Short exercise - Omit the pictures and print exactly the lines of the listing below, starting at the first and ending at the line containing "MP', 'Shadow Cabinet', 'Cabinet']".

Provided data -
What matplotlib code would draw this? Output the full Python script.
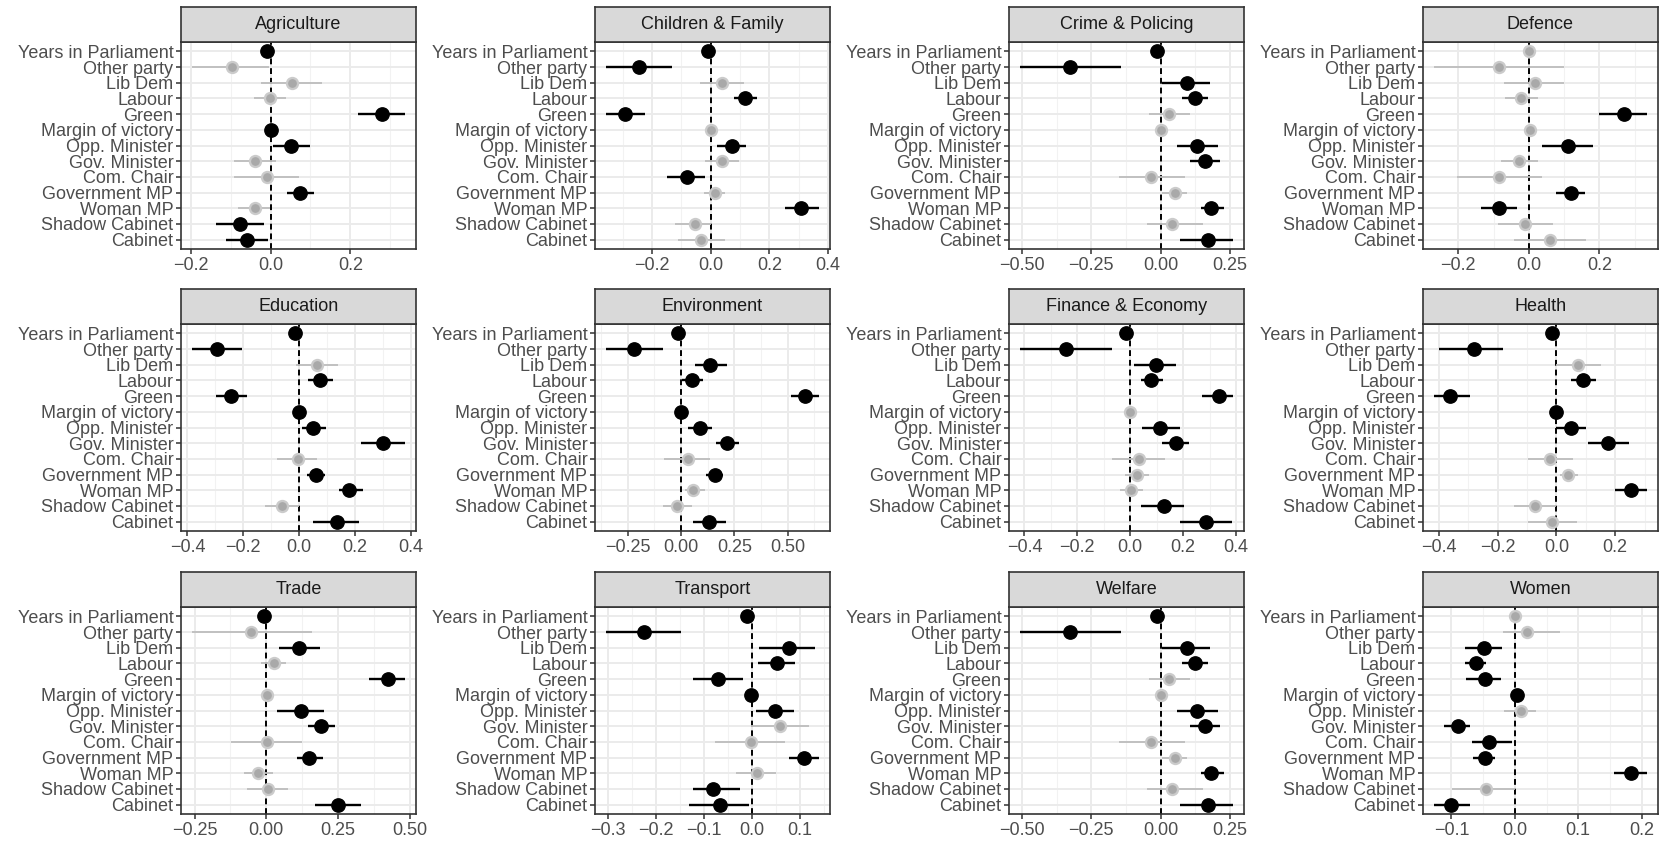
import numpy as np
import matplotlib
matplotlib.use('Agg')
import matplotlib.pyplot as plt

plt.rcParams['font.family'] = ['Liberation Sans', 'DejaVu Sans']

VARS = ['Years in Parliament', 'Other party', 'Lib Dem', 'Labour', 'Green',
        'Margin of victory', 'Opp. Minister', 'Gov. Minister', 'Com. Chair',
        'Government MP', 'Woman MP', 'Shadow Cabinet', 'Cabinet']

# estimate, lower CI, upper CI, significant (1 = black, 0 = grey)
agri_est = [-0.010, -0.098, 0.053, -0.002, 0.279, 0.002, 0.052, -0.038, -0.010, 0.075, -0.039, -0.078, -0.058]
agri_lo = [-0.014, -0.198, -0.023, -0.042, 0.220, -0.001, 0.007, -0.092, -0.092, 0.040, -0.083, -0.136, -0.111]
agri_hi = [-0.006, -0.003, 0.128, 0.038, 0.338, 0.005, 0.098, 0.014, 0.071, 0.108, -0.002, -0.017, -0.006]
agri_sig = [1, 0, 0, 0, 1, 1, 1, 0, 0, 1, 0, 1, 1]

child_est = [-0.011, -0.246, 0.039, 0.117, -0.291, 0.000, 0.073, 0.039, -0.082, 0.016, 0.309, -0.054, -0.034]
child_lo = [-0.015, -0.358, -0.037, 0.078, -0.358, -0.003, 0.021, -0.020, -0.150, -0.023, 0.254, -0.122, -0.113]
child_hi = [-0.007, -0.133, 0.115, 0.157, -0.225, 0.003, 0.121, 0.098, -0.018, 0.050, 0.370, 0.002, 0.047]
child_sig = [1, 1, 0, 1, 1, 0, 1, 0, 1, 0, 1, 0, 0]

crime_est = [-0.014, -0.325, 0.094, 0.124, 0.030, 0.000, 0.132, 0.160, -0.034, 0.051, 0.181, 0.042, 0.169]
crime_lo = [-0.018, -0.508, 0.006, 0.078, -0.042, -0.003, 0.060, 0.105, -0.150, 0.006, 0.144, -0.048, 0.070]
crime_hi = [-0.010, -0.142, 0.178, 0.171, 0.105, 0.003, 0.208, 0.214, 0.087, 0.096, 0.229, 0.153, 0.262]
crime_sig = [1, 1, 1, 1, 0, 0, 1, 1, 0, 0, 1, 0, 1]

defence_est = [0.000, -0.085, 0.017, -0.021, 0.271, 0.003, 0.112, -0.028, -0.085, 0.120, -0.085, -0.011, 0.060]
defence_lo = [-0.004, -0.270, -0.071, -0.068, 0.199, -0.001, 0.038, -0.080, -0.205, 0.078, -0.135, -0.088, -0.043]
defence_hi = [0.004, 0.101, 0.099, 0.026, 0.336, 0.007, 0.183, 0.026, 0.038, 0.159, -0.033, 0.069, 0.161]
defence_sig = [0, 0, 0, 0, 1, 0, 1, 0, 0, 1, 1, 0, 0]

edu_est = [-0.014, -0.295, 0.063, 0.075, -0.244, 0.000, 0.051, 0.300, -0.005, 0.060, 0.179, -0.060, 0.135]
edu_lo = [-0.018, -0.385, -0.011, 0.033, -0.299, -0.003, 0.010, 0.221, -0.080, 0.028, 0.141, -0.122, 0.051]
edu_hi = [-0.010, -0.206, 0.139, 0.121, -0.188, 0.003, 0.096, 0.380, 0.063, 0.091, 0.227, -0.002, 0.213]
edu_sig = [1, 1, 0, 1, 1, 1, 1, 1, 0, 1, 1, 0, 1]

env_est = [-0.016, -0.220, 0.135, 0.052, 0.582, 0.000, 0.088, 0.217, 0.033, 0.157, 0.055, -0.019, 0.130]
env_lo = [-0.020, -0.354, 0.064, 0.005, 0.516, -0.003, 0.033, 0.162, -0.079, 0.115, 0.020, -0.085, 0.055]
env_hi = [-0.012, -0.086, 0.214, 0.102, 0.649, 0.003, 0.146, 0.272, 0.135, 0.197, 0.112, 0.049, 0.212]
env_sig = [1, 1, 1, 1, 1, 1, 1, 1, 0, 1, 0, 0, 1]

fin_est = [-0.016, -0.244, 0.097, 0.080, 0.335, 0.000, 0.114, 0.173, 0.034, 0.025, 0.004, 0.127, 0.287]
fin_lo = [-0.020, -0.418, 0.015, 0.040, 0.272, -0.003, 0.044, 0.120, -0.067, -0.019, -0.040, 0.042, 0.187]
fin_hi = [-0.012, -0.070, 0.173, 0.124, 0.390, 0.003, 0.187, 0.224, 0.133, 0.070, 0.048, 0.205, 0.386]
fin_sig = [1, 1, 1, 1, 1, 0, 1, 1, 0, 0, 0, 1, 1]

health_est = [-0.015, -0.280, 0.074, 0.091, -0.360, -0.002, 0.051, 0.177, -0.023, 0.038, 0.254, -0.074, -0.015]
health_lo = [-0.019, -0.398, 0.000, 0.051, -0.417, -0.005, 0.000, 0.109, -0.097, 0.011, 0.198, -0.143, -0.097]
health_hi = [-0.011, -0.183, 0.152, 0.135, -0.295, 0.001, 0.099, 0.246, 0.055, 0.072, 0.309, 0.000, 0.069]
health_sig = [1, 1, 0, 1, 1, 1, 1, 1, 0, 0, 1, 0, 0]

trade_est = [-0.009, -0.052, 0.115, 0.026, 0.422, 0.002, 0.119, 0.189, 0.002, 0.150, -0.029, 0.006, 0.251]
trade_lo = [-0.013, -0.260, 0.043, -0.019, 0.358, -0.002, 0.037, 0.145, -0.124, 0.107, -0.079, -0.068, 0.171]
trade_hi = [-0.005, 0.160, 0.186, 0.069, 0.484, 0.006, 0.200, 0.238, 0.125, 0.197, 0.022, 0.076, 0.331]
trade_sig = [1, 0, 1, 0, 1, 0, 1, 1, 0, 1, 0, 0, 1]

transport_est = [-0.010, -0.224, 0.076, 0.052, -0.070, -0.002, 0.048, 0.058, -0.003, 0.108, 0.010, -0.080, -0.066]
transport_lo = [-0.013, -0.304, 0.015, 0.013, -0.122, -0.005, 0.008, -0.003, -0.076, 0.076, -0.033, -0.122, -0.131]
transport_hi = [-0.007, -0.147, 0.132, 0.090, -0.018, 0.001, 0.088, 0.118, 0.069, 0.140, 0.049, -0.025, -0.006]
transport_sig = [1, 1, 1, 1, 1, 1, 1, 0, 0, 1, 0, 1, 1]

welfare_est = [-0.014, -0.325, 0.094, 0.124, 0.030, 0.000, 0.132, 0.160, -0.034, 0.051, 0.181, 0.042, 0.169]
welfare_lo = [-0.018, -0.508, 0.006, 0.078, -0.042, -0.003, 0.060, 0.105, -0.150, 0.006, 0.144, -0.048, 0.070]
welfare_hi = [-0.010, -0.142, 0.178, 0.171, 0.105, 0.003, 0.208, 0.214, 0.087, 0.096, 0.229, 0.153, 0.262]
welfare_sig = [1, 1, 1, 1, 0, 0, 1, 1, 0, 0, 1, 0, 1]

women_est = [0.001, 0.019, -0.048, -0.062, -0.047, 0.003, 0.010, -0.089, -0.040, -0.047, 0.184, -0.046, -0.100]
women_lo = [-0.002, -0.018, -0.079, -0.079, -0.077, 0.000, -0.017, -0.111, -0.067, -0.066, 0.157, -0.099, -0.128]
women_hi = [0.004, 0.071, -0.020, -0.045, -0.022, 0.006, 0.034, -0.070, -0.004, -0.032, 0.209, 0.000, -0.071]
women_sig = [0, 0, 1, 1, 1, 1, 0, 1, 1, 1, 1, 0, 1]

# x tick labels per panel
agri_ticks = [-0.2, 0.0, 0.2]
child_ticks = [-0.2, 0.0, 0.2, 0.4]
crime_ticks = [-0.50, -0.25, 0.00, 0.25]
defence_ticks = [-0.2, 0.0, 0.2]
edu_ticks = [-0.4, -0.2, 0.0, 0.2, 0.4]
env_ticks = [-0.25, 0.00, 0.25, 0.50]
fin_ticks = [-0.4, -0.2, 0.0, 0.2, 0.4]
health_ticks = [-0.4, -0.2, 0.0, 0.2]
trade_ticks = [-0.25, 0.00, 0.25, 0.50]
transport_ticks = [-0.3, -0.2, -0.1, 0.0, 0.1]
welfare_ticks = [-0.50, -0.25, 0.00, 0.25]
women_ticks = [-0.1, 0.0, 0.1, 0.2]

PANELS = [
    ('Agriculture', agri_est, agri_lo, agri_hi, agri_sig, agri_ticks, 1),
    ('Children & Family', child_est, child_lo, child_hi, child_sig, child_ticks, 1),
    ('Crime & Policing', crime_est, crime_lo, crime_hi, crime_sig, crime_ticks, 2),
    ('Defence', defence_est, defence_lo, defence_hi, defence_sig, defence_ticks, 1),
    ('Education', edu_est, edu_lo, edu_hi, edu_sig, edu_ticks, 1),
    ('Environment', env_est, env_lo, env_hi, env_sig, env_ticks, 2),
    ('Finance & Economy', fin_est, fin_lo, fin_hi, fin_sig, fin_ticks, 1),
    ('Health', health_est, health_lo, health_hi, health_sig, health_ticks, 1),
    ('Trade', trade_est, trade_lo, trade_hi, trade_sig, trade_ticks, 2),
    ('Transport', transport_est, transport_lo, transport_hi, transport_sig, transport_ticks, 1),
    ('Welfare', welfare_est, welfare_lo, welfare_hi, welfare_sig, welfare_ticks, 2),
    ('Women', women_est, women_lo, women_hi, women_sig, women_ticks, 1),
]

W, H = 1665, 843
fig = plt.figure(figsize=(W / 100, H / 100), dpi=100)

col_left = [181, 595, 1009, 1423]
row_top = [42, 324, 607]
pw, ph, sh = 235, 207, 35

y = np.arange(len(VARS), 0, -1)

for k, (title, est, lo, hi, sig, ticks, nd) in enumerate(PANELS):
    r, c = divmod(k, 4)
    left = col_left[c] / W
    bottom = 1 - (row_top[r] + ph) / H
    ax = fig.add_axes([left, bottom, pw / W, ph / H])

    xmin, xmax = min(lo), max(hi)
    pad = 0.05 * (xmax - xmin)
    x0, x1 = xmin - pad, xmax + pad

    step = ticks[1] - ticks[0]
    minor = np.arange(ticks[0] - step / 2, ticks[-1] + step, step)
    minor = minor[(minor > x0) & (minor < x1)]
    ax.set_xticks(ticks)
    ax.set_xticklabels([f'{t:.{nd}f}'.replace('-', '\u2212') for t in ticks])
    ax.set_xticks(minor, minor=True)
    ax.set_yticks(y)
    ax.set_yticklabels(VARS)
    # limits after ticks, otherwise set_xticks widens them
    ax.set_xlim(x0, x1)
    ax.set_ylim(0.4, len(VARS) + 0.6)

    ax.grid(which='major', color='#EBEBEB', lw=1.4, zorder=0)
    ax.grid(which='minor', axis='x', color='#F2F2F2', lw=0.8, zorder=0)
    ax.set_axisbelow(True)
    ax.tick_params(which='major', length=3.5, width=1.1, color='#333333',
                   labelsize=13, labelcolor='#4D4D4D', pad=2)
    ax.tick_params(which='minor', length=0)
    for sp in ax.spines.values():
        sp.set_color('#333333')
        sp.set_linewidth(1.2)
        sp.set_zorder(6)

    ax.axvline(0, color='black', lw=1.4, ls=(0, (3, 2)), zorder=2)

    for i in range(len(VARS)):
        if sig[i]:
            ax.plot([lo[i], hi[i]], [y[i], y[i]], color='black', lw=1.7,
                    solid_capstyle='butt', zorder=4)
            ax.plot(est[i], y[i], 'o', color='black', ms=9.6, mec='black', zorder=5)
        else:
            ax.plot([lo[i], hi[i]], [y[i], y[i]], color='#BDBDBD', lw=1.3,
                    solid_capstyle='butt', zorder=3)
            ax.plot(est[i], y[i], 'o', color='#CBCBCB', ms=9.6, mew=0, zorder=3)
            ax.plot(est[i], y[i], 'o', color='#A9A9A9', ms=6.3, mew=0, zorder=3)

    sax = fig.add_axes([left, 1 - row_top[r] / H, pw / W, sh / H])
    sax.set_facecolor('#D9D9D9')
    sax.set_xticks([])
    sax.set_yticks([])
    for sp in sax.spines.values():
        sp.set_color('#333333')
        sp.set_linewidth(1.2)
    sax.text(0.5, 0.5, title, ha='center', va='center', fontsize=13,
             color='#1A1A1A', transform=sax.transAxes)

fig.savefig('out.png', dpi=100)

Task output -
What matplotlib code would draw this? Output the full Python script.
import numpy as np
import matplotlib
matplotlib.use('Agg')
import matplotlib.pyplot as plt

plt.rcParams['font.family'] = ['Liberation Sans', 'DejaVu Sans']

VARS = ['Years in Parliament', 'Other party', 'Lib Dem', 'Labour', 'Green',
        'Margin of victory', 'Opp. Minister', 'Gov. Minister', 'Com. Chair',
        'Government MP', 'Woman MP', 'Shadow Cabinet', 'Cabinet']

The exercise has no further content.